Parents began asking Greg Smith about adding seventh and eighth grade classes to Creative Montessori School as soon as he became executive director three years ago. Now, the plans are being laid to make that happen.

“It was like Day 2,” Smith said of the first time a parent approached him.

CMS, located at 2800 Montessori Way, is planning to introduce the upper middle school grades to its curriculum beginning with the 2018-19 school year, Smith said. A few years of good student enrollment and retention, as well as a feasibility study that showed student demand, prompted the change. The classes will only be open to students who enrolled in the younger grades and age into the program, not students whose first introduction to Montessori education will be at seventh grade.

The school hired Chris Schell, who has a background with starting and teaching in a similar program in Georgia, in July to develop and implement the adolescent program. Schell said this year he is working on special projects with fourth through sixth grade students as well, before the first seventh and eighth graders arrive in their classrooms next school year.

The curriculum will include all the standards of math, science, history and languages, but Schell said they will also include the “practical life” skills that Montessori education emphasizes, such as building and fixing things, community involvement and individualized, self-directed projects based on each student’s interests. Emotional and social skills are as much a part of the education as academics, Schell said.

“The program is that you’re moving, you’re doing stuff, you’re building, you’re experimenting, you’re researching, but you’re definitely on the move,” Schell said.

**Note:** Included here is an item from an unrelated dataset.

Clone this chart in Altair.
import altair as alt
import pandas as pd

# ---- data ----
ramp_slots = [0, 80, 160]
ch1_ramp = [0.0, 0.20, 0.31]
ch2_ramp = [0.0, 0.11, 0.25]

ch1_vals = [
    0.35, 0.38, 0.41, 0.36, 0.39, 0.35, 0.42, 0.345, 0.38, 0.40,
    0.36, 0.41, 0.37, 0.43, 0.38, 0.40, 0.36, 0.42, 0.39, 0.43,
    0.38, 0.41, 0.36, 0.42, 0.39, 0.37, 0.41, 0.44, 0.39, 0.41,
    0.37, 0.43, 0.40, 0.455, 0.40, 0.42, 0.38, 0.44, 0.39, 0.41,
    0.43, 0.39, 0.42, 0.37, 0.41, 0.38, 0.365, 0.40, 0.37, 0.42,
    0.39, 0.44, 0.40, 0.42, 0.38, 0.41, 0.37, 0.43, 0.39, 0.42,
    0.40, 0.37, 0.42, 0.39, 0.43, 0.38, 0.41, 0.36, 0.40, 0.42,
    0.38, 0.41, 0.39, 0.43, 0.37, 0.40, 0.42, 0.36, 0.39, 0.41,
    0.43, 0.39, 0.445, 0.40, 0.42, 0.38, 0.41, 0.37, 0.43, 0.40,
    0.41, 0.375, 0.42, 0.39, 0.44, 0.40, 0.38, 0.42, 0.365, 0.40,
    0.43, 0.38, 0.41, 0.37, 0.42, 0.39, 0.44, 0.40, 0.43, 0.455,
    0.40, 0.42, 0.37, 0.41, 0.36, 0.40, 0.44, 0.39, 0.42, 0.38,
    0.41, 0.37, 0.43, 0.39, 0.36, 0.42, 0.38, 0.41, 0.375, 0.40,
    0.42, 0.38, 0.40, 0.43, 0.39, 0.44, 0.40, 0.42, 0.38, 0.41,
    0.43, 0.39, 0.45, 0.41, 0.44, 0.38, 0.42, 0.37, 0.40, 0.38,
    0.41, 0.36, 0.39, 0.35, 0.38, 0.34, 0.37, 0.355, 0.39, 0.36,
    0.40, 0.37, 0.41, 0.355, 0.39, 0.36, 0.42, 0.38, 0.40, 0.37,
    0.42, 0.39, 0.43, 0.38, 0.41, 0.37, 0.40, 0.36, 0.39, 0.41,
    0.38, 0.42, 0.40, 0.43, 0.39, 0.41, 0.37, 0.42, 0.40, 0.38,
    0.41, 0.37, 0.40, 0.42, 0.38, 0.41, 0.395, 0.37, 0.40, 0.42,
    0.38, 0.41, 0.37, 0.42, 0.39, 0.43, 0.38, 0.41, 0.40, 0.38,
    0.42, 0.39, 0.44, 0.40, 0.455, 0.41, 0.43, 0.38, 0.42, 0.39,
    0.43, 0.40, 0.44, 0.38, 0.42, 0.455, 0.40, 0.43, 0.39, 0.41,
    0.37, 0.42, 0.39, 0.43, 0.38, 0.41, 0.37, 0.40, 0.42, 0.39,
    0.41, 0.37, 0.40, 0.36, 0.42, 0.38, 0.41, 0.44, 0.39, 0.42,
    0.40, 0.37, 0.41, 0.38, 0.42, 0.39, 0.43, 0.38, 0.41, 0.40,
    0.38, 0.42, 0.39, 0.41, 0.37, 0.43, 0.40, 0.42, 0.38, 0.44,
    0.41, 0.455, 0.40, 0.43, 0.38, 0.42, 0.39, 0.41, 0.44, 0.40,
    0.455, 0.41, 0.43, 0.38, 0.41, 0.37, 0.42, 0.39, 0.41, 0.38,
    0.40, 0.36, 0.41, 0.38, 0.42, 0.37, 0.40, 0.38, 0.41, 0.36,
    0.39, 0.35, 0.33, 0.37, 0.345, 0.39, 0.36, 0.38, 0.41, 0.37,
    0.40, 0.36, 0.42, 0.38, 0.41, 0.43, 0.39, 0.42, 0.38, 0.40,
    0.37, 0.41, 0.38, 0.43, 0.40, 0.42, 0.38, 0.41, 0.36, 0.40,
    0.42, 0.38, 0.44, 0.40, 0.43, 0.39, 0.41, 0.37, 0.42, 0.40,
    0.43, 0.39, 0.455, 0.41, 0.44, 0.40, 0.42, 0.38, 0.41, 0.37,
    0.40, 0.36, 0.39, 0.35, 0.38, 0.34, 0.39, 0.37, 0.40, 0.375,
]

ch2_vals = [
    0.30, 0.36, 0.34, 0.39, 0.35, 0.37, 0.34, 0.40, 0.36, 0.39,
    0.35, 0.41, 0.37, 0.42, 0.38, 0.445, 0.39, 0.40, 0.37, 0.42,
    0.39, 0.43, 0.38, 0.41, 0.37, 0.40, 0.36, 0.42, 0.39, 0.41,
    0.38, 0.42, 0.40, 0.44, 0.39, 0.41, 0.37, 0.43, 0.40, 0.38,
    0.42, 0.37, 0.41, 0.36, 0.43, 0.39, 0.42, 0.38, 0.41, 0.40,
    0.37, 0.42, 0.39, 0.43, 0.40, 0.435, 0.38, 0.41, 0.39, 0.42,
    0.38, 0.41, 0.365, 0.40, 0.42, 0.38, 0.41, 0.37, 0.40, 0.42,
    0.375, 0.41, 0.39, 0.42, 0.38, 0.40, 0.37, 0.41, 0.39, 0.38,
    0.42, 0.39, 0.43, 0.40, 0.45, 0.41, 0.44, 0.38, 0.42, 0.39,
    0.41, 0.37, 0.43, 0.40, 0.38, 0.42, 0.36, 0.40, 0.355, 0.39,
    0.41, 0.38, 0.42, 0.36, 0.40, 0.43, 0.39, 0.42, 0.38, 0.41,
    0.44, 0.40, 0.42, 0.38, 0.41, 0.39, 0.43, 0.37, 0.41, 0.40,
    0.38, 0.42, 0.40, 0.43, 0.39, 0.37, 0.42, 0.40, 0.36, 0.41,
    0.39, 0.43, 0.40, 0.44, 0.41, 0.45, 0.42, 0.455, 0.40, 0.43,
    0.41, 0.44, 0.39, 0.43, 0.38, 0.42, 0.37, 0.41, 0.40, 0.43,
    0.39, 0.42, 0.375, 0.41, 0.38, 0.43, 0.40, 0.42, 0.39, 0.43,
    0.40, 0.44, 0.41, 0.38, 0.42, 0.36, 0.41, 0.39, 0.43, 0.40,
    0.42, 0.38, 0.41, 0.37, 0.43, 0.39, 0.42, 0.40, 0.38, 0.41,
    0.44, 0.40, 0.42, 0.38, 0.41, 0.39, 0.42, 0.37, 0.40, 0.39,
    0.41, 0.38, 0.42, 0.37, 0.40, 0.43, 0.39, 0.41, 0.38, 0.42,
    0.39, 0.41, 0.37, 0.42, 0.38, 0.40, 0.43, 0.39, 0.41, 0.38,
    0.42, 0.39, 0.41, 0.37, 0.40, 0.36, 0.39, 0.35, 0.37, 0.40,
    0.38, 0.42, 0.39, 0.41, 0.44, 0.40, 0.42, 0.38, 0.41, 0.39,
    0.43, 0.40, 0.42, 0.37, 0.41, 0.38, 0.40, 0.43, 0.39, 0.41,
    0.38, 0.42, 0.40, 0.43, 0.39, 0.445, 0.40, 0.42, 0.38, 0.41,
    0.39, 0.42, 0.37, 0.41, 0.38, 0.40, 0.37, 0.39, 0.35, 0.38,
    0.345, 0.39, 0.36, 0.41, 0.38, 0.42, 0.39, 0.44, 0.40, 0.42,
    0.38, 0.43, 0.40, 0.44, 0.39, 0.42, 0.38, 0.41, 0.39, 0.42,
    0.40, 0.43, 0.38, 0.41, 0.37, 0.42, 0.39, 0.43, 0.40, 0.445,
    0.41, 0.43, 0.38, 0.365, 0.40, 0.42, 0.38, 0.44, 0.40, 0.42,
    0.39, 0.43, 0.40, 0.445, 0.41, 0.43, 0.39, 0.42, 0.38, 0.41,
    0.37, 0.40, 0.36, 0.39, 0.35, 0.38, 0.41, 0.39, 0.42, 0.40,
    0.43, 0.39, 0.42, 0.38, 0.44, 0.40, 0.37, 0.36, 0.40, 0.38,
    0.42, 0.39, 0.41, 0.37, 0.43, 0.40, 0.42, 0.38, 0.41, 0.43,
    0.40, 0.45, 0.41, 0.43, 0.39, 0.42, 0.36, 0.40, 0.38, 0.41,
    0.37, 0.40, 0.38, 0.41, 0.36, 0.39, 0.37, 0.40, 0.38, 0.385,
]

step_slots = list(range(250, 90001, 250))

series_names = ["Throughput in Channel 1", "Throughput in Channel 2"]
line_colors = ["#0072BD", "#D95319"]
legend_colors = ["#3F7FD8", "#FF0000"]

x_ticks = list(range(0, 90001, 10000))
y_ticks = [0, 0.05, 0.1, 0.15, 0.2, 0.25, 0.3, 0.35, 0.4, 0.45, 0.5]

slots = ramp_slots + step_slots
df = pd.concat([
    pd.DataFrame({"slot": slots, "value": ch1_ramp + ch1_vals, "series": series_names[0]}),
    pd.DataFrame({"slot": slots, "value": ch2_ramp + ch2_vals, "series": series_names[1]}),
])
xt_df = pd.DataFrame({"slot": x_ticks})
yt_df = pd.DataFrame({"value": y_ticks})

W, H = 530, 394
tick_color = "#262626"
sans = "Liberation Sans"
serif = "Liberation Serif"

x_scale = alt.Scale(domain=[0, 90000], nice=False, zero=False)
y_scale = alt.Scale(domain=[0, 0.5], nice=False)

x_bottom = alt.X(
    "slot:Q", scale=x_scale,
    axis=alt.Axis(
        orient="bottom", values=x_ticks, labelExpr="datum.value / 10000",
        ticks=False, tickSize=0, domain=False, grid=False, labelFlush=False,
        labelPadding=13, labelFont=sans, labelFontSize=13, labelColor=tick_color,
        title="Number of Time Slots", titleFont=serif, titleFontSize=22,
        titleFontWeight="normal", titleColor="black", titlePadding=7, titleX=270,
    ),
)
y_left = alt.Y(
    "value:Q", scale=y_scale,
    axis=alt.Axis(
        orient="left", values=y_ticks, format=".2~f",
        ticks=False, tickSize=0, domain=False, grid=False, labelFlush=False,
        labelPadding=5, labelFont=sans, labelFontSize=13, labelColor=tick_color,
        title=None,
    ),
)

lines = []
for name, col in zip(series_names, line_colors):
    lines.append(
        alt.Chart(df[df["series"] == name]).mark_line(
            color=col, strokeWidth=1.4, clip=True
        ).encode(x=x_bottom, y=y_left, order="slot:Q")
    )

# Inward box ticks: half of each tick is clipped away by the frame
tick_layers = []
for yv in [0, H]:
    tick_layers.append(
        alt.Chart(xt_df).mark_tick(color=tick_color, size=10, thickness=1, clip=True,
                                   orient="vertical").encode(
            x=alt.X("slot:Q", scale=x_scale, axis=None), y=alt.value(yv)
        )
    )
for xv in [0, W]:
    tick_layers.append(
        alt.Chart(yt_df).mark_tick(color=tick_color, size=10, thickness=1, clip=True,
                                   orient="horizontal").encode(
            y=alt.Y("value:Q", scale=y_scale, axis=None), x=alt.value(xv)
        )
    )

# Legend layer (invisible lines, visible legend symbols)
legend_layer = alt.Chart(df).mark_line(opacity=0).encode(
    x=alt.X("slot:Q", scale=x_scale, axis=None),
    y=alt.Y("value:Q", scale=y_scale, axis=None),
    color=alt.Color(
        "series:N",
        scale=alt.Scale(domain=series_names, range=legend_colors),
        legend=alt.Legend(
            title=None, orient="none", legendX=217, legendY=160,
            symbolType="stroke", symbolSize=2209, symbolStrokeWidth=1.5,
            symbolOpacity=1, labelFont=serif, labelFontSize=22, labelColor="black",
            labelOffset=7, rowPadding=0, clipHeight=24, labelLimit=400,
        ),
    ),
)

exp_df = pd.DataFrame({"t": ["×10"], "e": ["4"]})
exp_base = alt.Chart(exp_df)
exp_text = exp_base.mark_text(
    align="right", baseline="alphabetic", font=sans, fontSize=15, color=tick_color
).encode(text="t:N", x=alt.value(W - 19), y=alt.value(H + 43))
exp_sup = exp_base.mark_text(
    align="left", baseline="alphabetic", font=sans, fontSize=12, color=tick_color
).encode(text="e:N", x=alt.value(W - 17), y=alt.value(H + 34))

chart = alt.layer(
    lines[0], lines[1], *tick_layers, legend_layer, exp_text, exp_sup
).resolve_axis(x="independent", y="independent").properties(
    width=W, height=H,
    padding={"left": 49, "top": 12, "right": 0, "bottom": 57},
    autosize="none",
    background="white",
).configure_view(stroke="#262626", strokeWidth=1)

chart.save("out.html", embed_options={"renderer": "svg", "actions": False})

A major piece of the seventh and eighth grade program is having a building for the new classrooms. This year, CMS is renting the bottom floor of a nearby building to use as working space for Schell and the younger classes’ special projects. It is continuing its fundraising campaign to have a building ready for students within a couple years.

Schell said he envisions the new building having plenty of windows and access to hands-on learning environments and natural space, such as vegetable gardens.

Smith said parents have been asking to add these two grades because they liked both the school and the Montessori education, and they wanted to extend that for two more years.

“Demand’s there, interest’s there,” Smith said.

Tuition for seventh and eighth grade will be higher than it is for students 18 months through sixth grade because of the more complex curriculum and need for more staffing, Smith said.